从战国时期巴蜀文化墓葬形制的演变过程中,我们能看到外来文化的影响起了很大的作用。而巴蜀文化在对外来文化的吸取上,存在着两个层次:第一个层次是直接采用。墓葬形制方面主要表现在长方形墓坑、一棺一椁、墓道、腰坑等方面;而在随葬器物方面,则出现了楚的铜鼎、铜敦、铜鉴等贵重器物。第二个层次,是消化、吸收外来文化的精髓,结合自身的文化传统,在二者的交融中产生更为繁盛的新文化传统。表现在墓葬制度方面,就是把巴蜀传统的墓葬形制与中原或楚文化的等级制度结合起来,从而使巴蜀的丧葬文化也随之出现了繁荣的景象。如战国中期早段出现的独木棺。到了战国中期偏晚,随着蜀楚文化融合的深入,葬具方面除了保留了传入的长方形木板棺外,不见大型独木形棺,而在成都商业街的大型合葬墓中更出现了新型的长方形独木制作的棺,它们或有把手或无把手,但全部或主体也是由一整段楠木先削成长方体后挖凿而成的。这些新型的葬具,在外形上比独木形棺更接近于楚文化的长方形木棺,但它们在规模上较小,仅能达到第二级,比同一墓葬中的船棺要小得多。到了战国晚期,最值得注意的是出现了船形椁。它可以说是巴蜀传统的船形棺与外来的“椁”这一观念的结合,这也是两种文化融合的重要表现。而在船椁中的长方形小棺,也有独木挖成和六块木板拼成两种形制。
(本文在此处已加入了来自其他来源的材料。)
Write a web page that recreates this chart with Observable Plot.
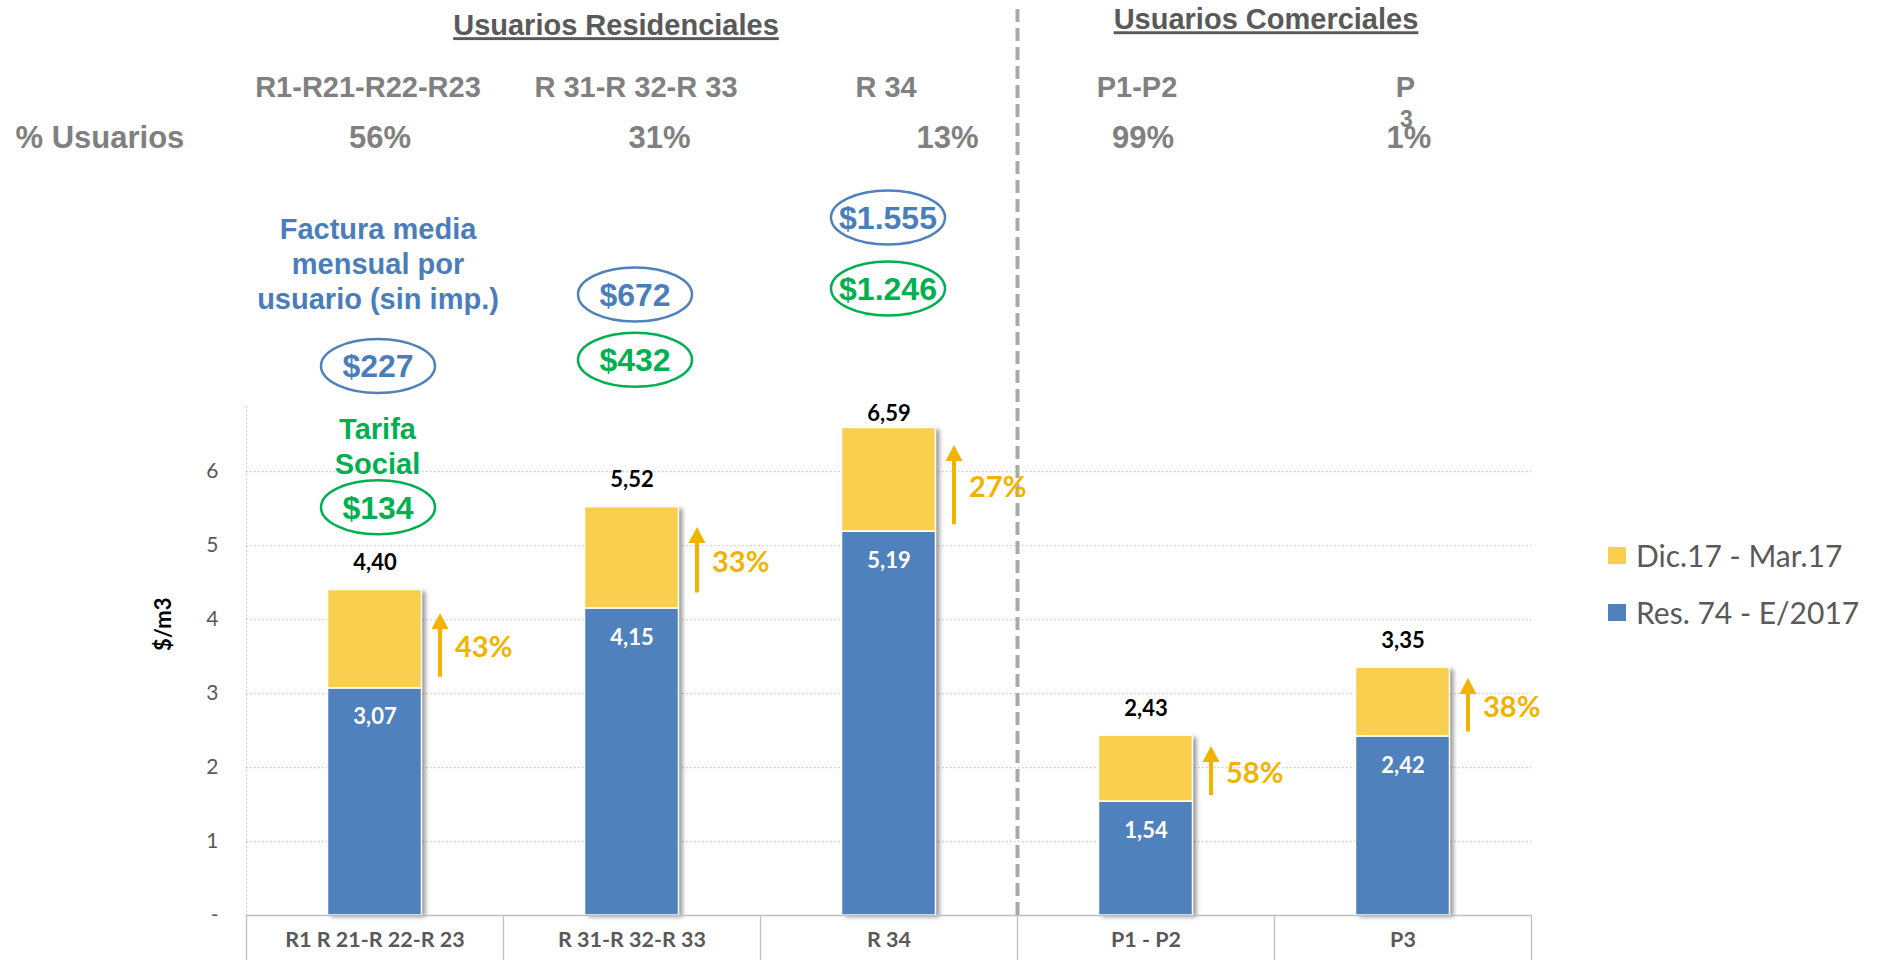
<!DOCTYPE html>
<html>
<head>
<meta charset="utf-8">
<script src="https://cdn.jsdelivr.net/npm/d3@7"></script>
<script src="https://cdn.jsdelivr.net/npm/@observablehq/plot@0.6"></script>
<style>
  html, body { margin: 0; padding: 0; background: #fff; }
  #wrap { position: relative; width: 1878px; height: 960px; overflow: hidden; }
  .leg { position: absolute; display: flex; align-items: center; height: 40px;
         font-family: Lato, "Open Sans", sans-serif; font-size: 30px; color: #595959; white-space: nowrap; }
  .leg .sw { width: 18px; height: 17px; margin-right: 10px; }
</style>
</head>
<body>
<div id="wrap"></div>
<script>
// ---------------- data ----------------
const categories   = ["R1 R 21-R 22-R 23", "R 31-R 32-R 33", "R 34", "P1 - P2", "P3"];
const seriesNames  = ["Res. 74 - E/2017", "Dic.17 - Mar.17"];
const resValues    = [3.07, 4.15, 5.19, 1.54, 2.42];   // Res. 74 - E/2017
const totalValues  = [4.40, 5.52, 6.59, 2.43, 3.35];   // total after Dic.17 - Mar.17
const increasePct  = ["43%", "33%", "27%", "58%", "38%"];
const arrowStart   = [3.22, 4.36, 5.28, 1.62, 2.48];
const arrowEnd     = [4.09, 5.25, 6.36, 2.29, 3.21];
const yTicks       = [0, 1, 2, 3, 4, 5, 6];
const groupTitles  = ["Usuarios Residenciales", "Usuarios Comerciales"];
const classLabels  = ["R1-R21-R22-R23", "R 31-R 32-R 33", "R 34", "P1-P2", "P"];
const userShare    = ["56%", "31%", "13%", "99%", "1%"];
const facturaMedia = ["$227", "$672", "$1.555"];
const tarifaSocial = ["$134", "$432", "$1.246"];

// ---------------- layout / style ----------------
const W = 1878, H = 960;
const M = {top: 406, right: 347, bottom: 45, left: 246};
const Y_MAX = 6.88;
const PXU = (H - M.top - M.bottom) / Y_MAX;            // pixels per y unit
const py = p => (H - M.bottom - p) / PXU;              // annotation pixel row -> y value
const BW = (W - M.left - M.right) / categories.length; // band width
const BAR_W = 94;
const INSET = (BW - BAR_W) / 2;
const BLUE = "#4f81bd", YELLOW = "#f9cf50", ORANGE = "#f0b400", GREEN = "#00b050", TBLUE = "#4a7ebb";
const ARIAL = "'Liberation Sans', Arial, sans-serif";
const CAL = "Lato, 'Open Sans', sans-serif";
const totalLift = [27, 27, 14, 27, 27];
const classDx = [-7, 4, -3, -9, 2.5];
const shareDx = [5, 27.5, 58.5, -3, 6];
const bubbleDx = [3, 3, -1];
const facturaPy = [365.5, 294, 217];
const tarifaPy = [506.8, 359.3, 288];

const fmt = v => d3.format(".2f")(v).replace(".", ",");
const rows = categories.map((c, i) => ({
  cat: c, base: resValues[i], total: totalValues[i], pct: increasePct[i],
  a0: arrowStart[i], a1: arrowEnd[i]
}));

// custom symbols
const ellipseSym = {
  draw(ctx) {
    const rx = 57, ry = 27, k = 0.5523;
    ctx.moveTo(rx, 0);
    ctx.bezierCurveTo(rx, ry * k, rx * k, ry, 0, ry);
    ctx.bezierCurveTo(-rx * k, ry, -rx, ry * k, -rx, 0);
    ctx.bezierCurveTo(-rx, -ry * k, -rx * k, -ry, 0, -ry);
    ctx.bezierCurveTo(rx * k, -ry, rx, -ry * k, rx, 0);
    ctx.closePath();
  }
};
const headSym = {
  draw(ctx) { ctx.moveTo(0, 0); ctx.lineTo(8.5, 16); ctx.lineTo(-8.5, 16); ctx.closePath(); }
};

const label = (cat, text, pyc, dx, opts) =>
  Plot.text([text], {x: () => cat, y: () => py(pyc), text: d => d, dx, ...opts});

const headStyle = {fontFamily: ARIAL, fontWeight: "bold", fill: "#808080"};

const marks = [
  // grid + dotted axis line
  Plot.ruleY(yTicks.filter(d => d > 0), {stroke: "#c8c8c8", strokeWidth: 1.3, strokeDasharray: "1.5,2.5"}),
  Plot.ruleX([categories[0]], {x: d => d, dx: -BW / 2, stroke: "#c8c8c8", strokeWidth: 1.3, strokeDasharray: "1.5,2.5"}),
  // bar shadow
  Plot.barY(rows, {x: "cat", y1: 0, y2: "total", insetLeft: INSET, insetRight: INSET, dx: 4, dy: 2, fill: "#000", fillOpacity: 0.4}),
  // stacked bars
  Plot.barY(rows, {x: "cat", y1: 0, y2: "base", insetLeft: INSET, insetRight: INSET, fill: BLUE, stroke: "#fff", strokeWidth: 1.5}),
  Plot.barY(rows, {x: "cat", y1: "base", y2: "total", insetLeft: INSET, insetRight: INSET, fill: YELLOW, stroke: "#fff", strokeWidth: 1.5}),
  // baseline + table lines
  Plot.ruleY([0], {stroke: "#bfbfbf", strokeWidth: 1.5}),
  Plot.ruleX(categories, {x: d => d, dx: -BW / 2, y1: 0, y2: 0, insetBottom: -M.bottom, stroke: "#bfbfbf", strokeWidth: 1.3}),
  Plot.ruleX([categories[categories.length - 1]], {x: d => d, dx: BW / 2, y1: 0, y2: 0, insetBottom: -M.bottom, stroke: "#bfbfbf", strokeWidth: 1.3}),
  // dashed separator residencial / comercial
  Plot.ruleX([categories[3]], {x: d => d, dx: -BW / 2, y1: 0, y2: py(5), stroke: "#aaaaaa", strokeWidth: 4, strokeDasharray: "13,6"}),
  // y tick labels
  Plot.text(yTicks, {y: d => d, text: d => d === 0 ? "-" : String(d), frameAnchor: "left", dx: -28, textAnchor: "end",
    fontFamily: CAL, fontSize: 21, fill: "#595959"}),
  Plot.text(["$/m3"], {text: d => d, frameAnchor: "left", dx: -83, dy: -10, rotate: -90,
    fontFamily: CAL, fontSize: 22, fontWeight: "bold", fill: "#000"}),
  // x category labels
  Plot.text(categories, {x: d => d, text: d => d, frameAnchor: "bottom", dy: 31,
    fontFamily: CAL, fontSize: 21.5, fontWeight: "bold", fill: "#595959"}),
  // value labels
  Plot.text(rows, {x: "cat", y: (d, i) => d.total + totalLift[i] / PXU, text: d => fmt(d.total),
    fontFamily: CAL, fontSize: 22, fontWeight: "bold", fill: "#000"}),
  Plot.text(rows, {x: "cat", y: "base", text: d => fmt(d.base), dy: 29,
    fontFamily: CAL, fontSize: 22, fontWeight: "bold", fill: "#fff"}),
  // increase arrows
  Plot.ruleX(rows, {x: "cat", dx: BAR_W / 2 + 18, y1: "a0", y2: d => d.a1 - 14 / PXU, stroke: ORANGE, strokeWidth: 4}),
  Plot.dot(rows, {x: "cat", y: "a1", dx: BAR_W / 2 + 18, symbol: headSym, fill: ORANGE, stroke: "none"}),
  Plot.text(rows, {x: "cat", y: d => (d.a0 + d.a1) / 2, text: "pct", dx: BAR_W / 2 + 33, dy: 3, textAnchor: "start",
    fontFamily: CAL, fontSize: 29, fontWeight: "bold", fill: ORANGE}),
  // header: group titles
  label(categories[1], groupTitles[0], 25.4, -16, {fontFamily: ARIAL, fontWeight: "bold", fontSize: 29, fill: "#595959"}),
  label(categories[4], groupTitles[1], 19.5, -137, {fontFamily: ARIAL, fontWeight: "bold", fontSize: 29, fill: "#595959"}),
  // class labels and share of users
  ...categories.map((c, i) => label(c, classLabels[i], 87.4, classDx[i], {...headStyle, fontSize: 29})),
  label(categories[4], "3", 119, 3.5, {...headStyle, fontSize: 23}),
  ...categories.map((c, i) => label(c, userShare[i], 137.5, shareDx[i], {...headStyle, fontSize: 31})),
  Plot.text(["% Usuarios"], {text: d => d, frameAnchor: "left", dx: 15 - M.left, y: () => py(137.5), textAnchor: "start",
    ...headStyle, fontSize: 31}),
  // factura media / tarifa social annotations
  label(categories[0], "Factura media\nmensual por\nusuario (sin imp.)", 262.5, 3,
    {fontFamily: ARIAL, fontWeight: "bold", fontSize: 29, fill: TBLUE, lineHeight: 1.2}),
  label(categories[0], "Tarifa\nSocial", 445, 2.5,
    {fontFamily: ARIAL, fontWeight: "bold", fontSize: 29, fill: GREEN, lineHeight: 1.2}),
  ...facturaMedia.map((t, i) => Plot.dot([t], {x: () => categories[i], y: () => py(facturaPy[i]), dx: bubbleDx[i],
    symbol: ellipseSym, fill: "none", stroke: BLUE, strokeWidth: 2.5})),
  ...facturaMedia.map((t, i) => label(categories[i], t, facturaPy[i] + 1, bubbleDx[i],
    {fontFamily: ARIAL, fontWeight: "bold", fontSize: 32, fill: TBLUE})),
  ...tarifaSocial.map((t, i) => Plot.dot([t], {x: () => categories[i], y: () => py(tarifaPy[i]), dx: bubbleDx[i],
    symbol: ellipseSym, fill: "none", stroke: GREEN, strokeWidth: 2.5})),
  ...tarifaSocial.map((t, i) => label(categories[i], t, tarifaPy[i] + 1, bubbleDx[i],
    {fontFamily: ARIAL, fontWeight: "bold", fontSize: 32, fill: GREEN}))
];

const svg = Plot.plot({
  width: W, height: H,
  marginTop: M.top, marginRight: M.right, marginBottom: M.bottom, marginLeft: M.left,
  x: {type: "band", domain: categories, padding: 0, axis: null},
  y: {domain: [0, Y_MAX], axis: null},
  style: {background: "#fff", overflow: "visible", fontFamily: CAL},
  marks
});

// soft shadow filter for the first bar layer
const s = d3.select(svg);
const defs = s.insert("defs", ":first-child");
defs.append("filter").attr("id", "bshadow").attr("x", "-20%").attr("y", "-5%").attr("width", "140%").attr("height", "110%")
  .append("feGaussianBlur").attr("stdDeviation", 2.2);
s.select('g[aria-label="bar"]').attr("filter", "url(#bshadow)");
// underline group titles
s.selectAll("text").filter(function() { return groupTitles.includes(this.textContent); })
  .style("text-decoration", "underline");

const wrap = document.getElementById("wrap");
wrap.appendChild(svg);

// legend (right side)
const legendItems = [
  {name: seriesNames[1], color: YELLOW, cy: 555},
  {name: seriesNames[0], color: BLUE, cy: 612}
];
legendItems.forEach(it => {
  const d = d3.select(wrap).append("div").attr("class", "leg")
    .style("left", "1608px").style("top", (it.cy - 20) + "px");
  d.append("div").attr("class", "sw").style("background", it.color);
  d.append("span").text(it.name);
});
</script>
</body>
</html>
而最能体现这两种文化融合的是宝轮院M12,其船椁内的长方形小棺又分成了一大一小两格,是为头厢和尸厢。巴蜀文化与楚文化的融合在此时达到了顶点。

我们注意到,巴蜀文化墓葬形制演变的方向有以下几个特点:墓坑从狭长坑到长方形竖穴土坑;葬具从船棺、木板棺到独木形棺、长方形木板棺;附属结构从无到有,从少到多;等级结构从简单到复杂等等。其中变化最明显的就是船棺这一葬具逐渐从主导性的地位上褪落下来。此种变化无疑有其深刻的内在原因。而墓葬中的一些考古发现为我们探讨其中的原因提供了线索。在这些墓葬中,战国中期的蒲江战国墓M1、M2中发现桃核24颗;蒲江县98船棺墓、什邡市城关M67、M69也有桃核。而成都商业街的1号船棺的随葬陶双耳瓮中均装有植物种子,8号棺(小型船棺)的竹筐内盛有种子或兽骨。报告称,从出土的情况看,器盖和双耳瓮、平底罐是配套使用的,他们的数量相对较其他器物要多,在每个双耳瓮中还发现有不少的粮食遗骸和果核等。这种墓葬中随葬种子的情况是战国早期巴蜀文化墓葬中所不见的。而到了战国晚期,如成都光荣小区M5,随葬器物中更出现了用来表示贮存粮食的物件──陶仓。船棺是渔业文明的集中体现,而种子则是种植农业文明的代表,在这里我们清楚的看到农业文明的渗透。关于巴蜀的历史,《水经注》卷三十三转引来敏《本蜀论》曰:“荆人鳖令死,其尸随水上,荆人求之不得。令至汶山下,复生,起见望帝。望帝者,杜宇也,从天下。女子朱利自江源出,为宇妻,遂王于蜀,号曰望帝。望帝立以为相。时巫山峡而蜀水不流,帝使令鳖令凿巫峡通水,蜀得陆处。望帝自以德不若,遂以国禅,号曰开明。”[83]而常璩《华阳国志·蜀志》也有类似的记载,还进一步提到:“九世有开明帝,始立宗庙,以酒

曰‘醴’,乐曰‘荆’。”[84]又《后汉书张衡传》注引《蜀王本纪》:“开明帝(鳖灵)下至五代有开明尚,始去帝号,复称王也。”又《路史余论》卷一:“自开明五世开明尚始立宗庙于蜀。”如果我们从生业的角度来看,鳖灵治水的成功,使蜀国人不再为水患所困,成都平原才成为土壤肥沃的地区,良田增多,促使农业得到发展。农业的发展必促进农业文明的发展,必定会吸收周边文化中的代表更高农业文明的文化内涵。宗庙制度和等级观念是农业文明的重要表徵,必会随着农业文明的发展而发展。种子与船棺同时出现在巴蜀丧葬文化中,一方面表明巴蜀文化中农、渔两种文明在一定时期内的并存,另一方面,农业文明在当时的历史条件下,代表着更为稳定有效的生产方式。农业的发展,也使渔业文明走向衰退。此消彼长,巴蜀传统中与原有生业系统有关的器物渐次退出了历史的舞台,作为渔业文明方式的集中体现的一部分~船棺葬具实际是在不断的消褪之中。战国时期巴蜀文化墓葬一系列变化的深层原因,就是生业系统的变化。

洪梅,中国国家博物馆考古部。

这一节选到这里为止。